The exercise:
Your task is to output the listing word for word, with pictures excluded.

Data block:
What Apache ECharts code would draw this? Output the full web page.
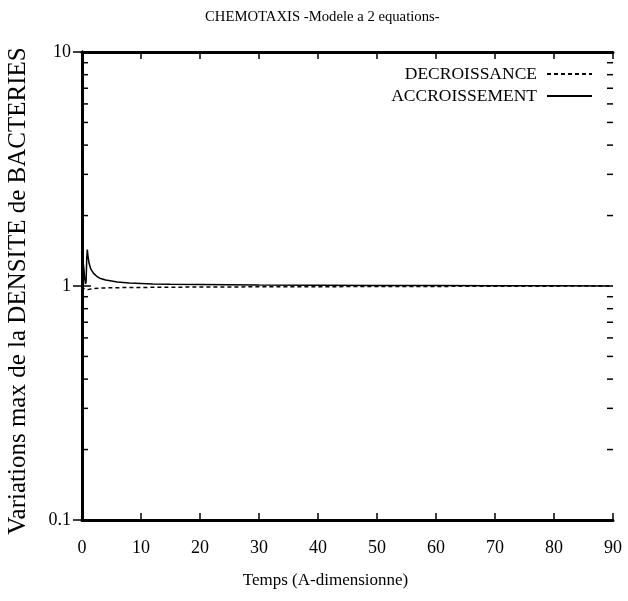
<!DOCTYPE html>
<html>
<head>
<meta charset="utf-8">
<script src="https://cdn.jsdelivr.net/npm/echarts@6/dist/echarts.min.js"></script>
<style>html,body{margin:0;padding:0;background:#fff}#c{width:628px;height:601px}</style>
</head>
<body>
<div id="c"></div>
<script>
const titleText = 'CHEMOTAXIS -Modele a 2 equations-';
const xName = 'Temps (A-dimensionne)';
const yName = 'Variations max de la DENSITE de BACTERIES';
const xTicks = [0, 10, 20, 30, 40, 50, 60, 70, 80, 90];
const yTicks = [0.1, 1, 10];
const yMinorTicks = [0.2, 0.3, 0.4, 0.5, 0.6, 0.7, 0.8, 0.9, 2, 3, 4, 5, 6, 7, 8, 9];

const accTimes = [0, 0.15, 0.3, 0.45, 0.6, 0.7, 0.8, 0.9, 1.0, 1.2, 1.5, 2, 2.5, 3, 4, 5, 6, 8, 10, 12, 15, 20, 25, 30, 40, 50, 60, 70, 80, 90];
const accValues = [1.15, 1.28, 1.2, 1.08, 1.02, 1.05, 1.3, 1.43, 1.35, 1.25, 1.18, 1.13, 1.1, 1.08, 1.06, 1.05, 1.04, 1.03, 1.025, 1.02, 1.017, 1.014, 1.012, 1.01, 1.008, 1.006, 1.005, 1.003, 1.002, 1.0];
const decTimes = [0, 0.3, 0.6, 1, 1.5, 2, 3, 5, 8, 12, 20, 30, 45, 60, 75, 90];
const decValues = [1.0, 0.975, 0.96, 0.965, 0.97, 0.975, 0.98, 0.983, 0.985, 0.987, 0.99, 0.992, 0.994, 0.996, 0.998, 1.0];

const F = 'Liberation Serif';
const chart = echarts.init(document.getElementById('c'));
const pair = (t, v) => t.map((x, i) => [x, v[i]]);

chart.setOption({
  animation: false,
  backgroundColor: '#fff',
  title: { text: titleText, left: 200, top: 5, textStyle: { fontFamily: F, fontSize: 14.7, fontWeight: 'normal', color: '#000' } },
  legend: {
    data: ['DECROISSANCE', 'ACCROISSEMENT'],
    orient: 'vertical', right: 30, top: 60, align: 'right',
    itemWidth: 45, itemHeight: 10, itemGap: 4,
    itemStyle: { opacity: 0 },
    textStyle: { fontFamily: F, fontSize: 17.5, color: '#000', padding: [0, 5, 0, 0] }
  },
  grid: { left: 82, right: 15, top: 52, bottom: 81, outerBoundsMode: 'none', containLabel: false },
  xAxis: [{
    type: 'value', min: 0, max: 90, interval: 10,
    name: xName, nameLocation: 'middle', nameGap: 52,
    nameTextStyle: { fontFamily: F, fontSize: 17, color: '#000', padding: [0, 44, 0, 0] },
    axisLine: { lineStyle: { color: '#000', width: 3 } },
    axisTick: { inside: true, length: 7, lineStyle: { color: '#000', width: 1.5 } },
    axisLabel: { fontFamily: F, fontSize: 18, color: '#000', margin: 19 },
    splitLine: { show: false }
  }, {
    type: 'value', min: 0, max: 90, interval: 10, position: 'top',
    axisLine: { lineStyle: { color: '#000', width: 3 } },
    axisTick: { inside: true, length: 7, lineStyle: { color: '#000', width: 1.5 } },
    axisLabel: { show: false }, splitLine: { show: false }
  }],
  yAxis: [{
    type: 'log', logBase: 10, min: 0.1, max: 10,
    name: yName, nameLocation: 'middle', nameGap: 51, nameRotate: 90,
    nameTextStyle: { fontFamily: F, fontSize: 25, color: '#000', padding: [0, 10, 0, 0] },
    axisLine: { lineStyle: { color: '#000', width: 3 } },
    axisTick: { inside: true, length: 9, lineStyle: { color: '#000', width: 1.5 } },
    axisLabel: { fontFamily: F, fontSize: 18, color: '#000', margin: 11 },
    splitLine: { show: false }
  }, {
    type: 'log', logBase: 10, min: 0.1, max: 10, position: 'right',
    axisLine: { lineStyle: { color: '#000', width: 3 } },
    axisTick: { inside: true, length: 9, lineStyle: { color: '#000', width: 1.5 } },
    axisLabel: { show: false }, splitLine: { show: false }
  }],
  series: [{
    name: 'DECROISSANCE', type: 'line', showSymbol: false, symbol: 'none', symbolSize: 0,
    data: pair(decTimes, decValues),
    lineStyle: { color: '#000', width: 1.5, type: [4, 3] },
    itemStyle: { color: '#000' }
  }, {
    name: 'ACCROISSEMENT', type: 'line', showSymbol: false, symbol: 'none', symbolSize: 0,
    data: pair(accTimes, accValues),
    lineStyle: { color: '#000', width: 1.5 },
    itemStyle: { color: '#000' }
  }, {
    name: 'minor', type: 'custom', silent: true, clip: false, z: 10,
    data: yMinorTicks.map(v => [0, v]),
    renderItem: function (params, api) {
      const v = api.value(1);
      const l = api.coord([0, v]);
      const r = api.coord([90, v]);
      return {
        type: 'group', children: [
          { type: 'line', shape: { x1: l[0], y1: l[1], x2: l[0] + 6, y2: l[1] }, style: { stroke: '#000', lineWidth: 1.5 } },
          { type: 'line', shape: { x1: r[0], y1: r[1], x2: r[0] - 6, y2: r[1] }, style: { stroke: '#000', lineWidth: 1.5 } }
        ]
      };
    }
  }]
});
</script>
</body>
</html>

Result of this task:
What Apache ECharts code would draw this? Output the full web page.
<!DOCTYPE html>
<html>
<head>
<meta charset="utf-8">
<script src="https://cdn.jsdelivr.net/npm/echarts@6/dist/echarts.min.js"></script>
<style>html,body{margin:0;padding:0;background:#fff}#c{width:628px;height:601px}</style>
</head>
<body>
<div id="c"></div>
<script>
const titleText = 'CHEMOTAXIS -Modele a 2 equations-';
const xName = 'Temps (A-dimensionne)';
const yName = 'Variations max de la DENSITE de BACTERIES';
const xTicks = [0, 10, 20, 30, 40, 50, 60, 70, 80, 90];
const yTicks = [0.1, 1, 10];
const yMinorTicks = [0.2, 0.3, 0.4, 0.5, 0.6, 0.7, 0.8, 0.9, 2, 3, 4, 5, 6, 7, 8, 9];

const accTimes = [0, 0.15, 0.3, 0.45, 0.6, 0.7, 0.8, 0.9, 1.0, 1.2, 1.5, 2, 2.5, 3, 4, 5, 6, 8, 10, 12, 15, 20, 25, 30, 40, 50, 60, 70, 80, 90];
const accValues = [1.15, 1.28, 1.2, 1.08, 1.02, 1.05, 1.3, 1.43, 1.35, 1.25, 1.18, 1.13, 1.1, 1.08, 1.06, 1.05, 1.04, 1.03, 1.025, 1.02, 1.017, 1.014, 1.012, 1.01, 1.008, 1.006, 1.005, 1.003, 1.002, 1.0];
const decTimes = [0, 0.3, 0.6, 1, 1.5, 2, 3, 5, 8, 12, 20, 30, 45, 60, 75, 90];
const decValues = [1.0, 0.975, 0.96, 0.965, 0.97, 0.975, 0.98, 0.983, 0.985, 0.987, 0.99, 0.992, 0.994, 0.996, 0.998, 1.0];

const F = 'Liberation Serif';
const chart = echarts.init(document.getElementById('c'));
const pair = (t, v) => t.map((x, i) => [x, v[i]]);

chart.setOption({
  animation: false,
  backgroundColor: '#fff',
  title: { text: titleText, left: 200, top: 5, textStyle: { fontFamily: F, fontSize: 14.7, fontWeight: 'normal', color: '#000' } },
  legend: {
    data: ['DECROISSANCE', 'ACCROISSEMENT'],
    orient: 'vertical', right: 30, top: 60, align: 'right',
    itemWidth: 45, itemHeight: 10, itemGap: 4,
    itemStyle: { opacity: 0 },
    textStyle: { fontFamily: F, fontSize: 17.5, color: '#000', padding: [0, 5, 0, 0] }
  },
  grid: { left: 82, right: 15, top: 52, bottom: 81, outerBoundsMode: 'none', containLabel: false },
  xAxis: [{
    type: 'value', min: 0, max: 90, interval: 10,
    name: xName, nameLocation: 'middle', nameGap: 52,
    nameTextStyle: { fontFamily: F, fontSize: 17, color: '#000', padding: [0, 44, 0, 0] },
    axisLine: { lineStyle: { color: '#000', width: 3 } },
    axisTick: { inside: true, length: 7, lineStyle: { color: '#000', width: 1.5 } },
    axisLabel: { fontFamily: F, fontSize: 18, color: '#000', margin: 19 },
    splitLine: { show: false }
  }, {
    type: 'value', min: 0, max: 90, interval: 10, position: 'top',
    axisLine: { lineStyle: { color: '#000', width: 3 } },
    axisTick: { inside: true, length: 7, lineStyle: { color: '#000', width: 1.5 } },
    axisLabel: { show: false }, splitLine: { show: false }
  }],
  yAxis: [{
    type: 'log', logBase: 10, min: 0.1, max: 10,
    name: yName, nameLocation: 'middle', nameGap: 51, nameRotate: 90,
    nameTextStyle: { fontFamily: F, fontSize: 25, color: '#000', padding: [0, 10, 0, 0] },
    axisLine: { lineStyle: { color: '#000', width: 3 } },
    axisTick: { inside: true, length: 9, lineStyle: { color: '#000', width: 1.5 } },
    axisLabel: { fontFamily: F, fontSize: 18, color: '#000', margin: 11 },
    splitLine: { show: false }
  }, {
    type: 'log', logBase: 10, min: 0.1, max: 10, position: 'right',
    axisLine: { lineStyle: { color: '#000', width: 3 } },
    axisTick: { inside: true, length: 9, lineStyle: { color: '#000', width: 1.5 } },
    axisLabel: { show: false }, splitLine: { show: false }
  }],
  series: [{
    name: 'DECROISSANCE', type: 'line', showSymbol: false, symbol: 'none', symbolSize: 0,
    data: pair(decTimes, decValues),
    lineStyle: { color: '#000', width: 1.5, type: [4, 3] },
    itemStyle: { color: '#000' }
  }, {
    name: 'ACCROISSEMENT', type: 'line', showSymbol: false, symbol: 'none', symbolSize: 0,
    data: pair(accTimes, accValues),
    lineStyle: { color: '#000', width: 1.5 },
    itemStyle: { color: '#000' }
  }, {
    name: 'minor', type: 'custom', silent: true, clip: false, z: 10,
    data: yMinorTicks.map(v => [0, v]),
    renderItem: function (params, api) {
      const v = api.value(1);
      const l = api.coord([0, v]);
      const r = api.coord([90, v]);
      return {
        type: 'group', children: [
          { type: 'line', shape: { x1: l[0], y1: l[1], x2: l[0] + 6, y2: l[1] }, style: { stroke: '#000', lineWidth: 1.5 } },
          { type: 'line', shape: { x1: r[0], y1: r[1], x2: r[0] - 6, y2: r[1] }, style: { stroke: '#000', lineWidth: 1.5 } }
        ]
      };
    }
  }]
});
</script>
</body>
</html>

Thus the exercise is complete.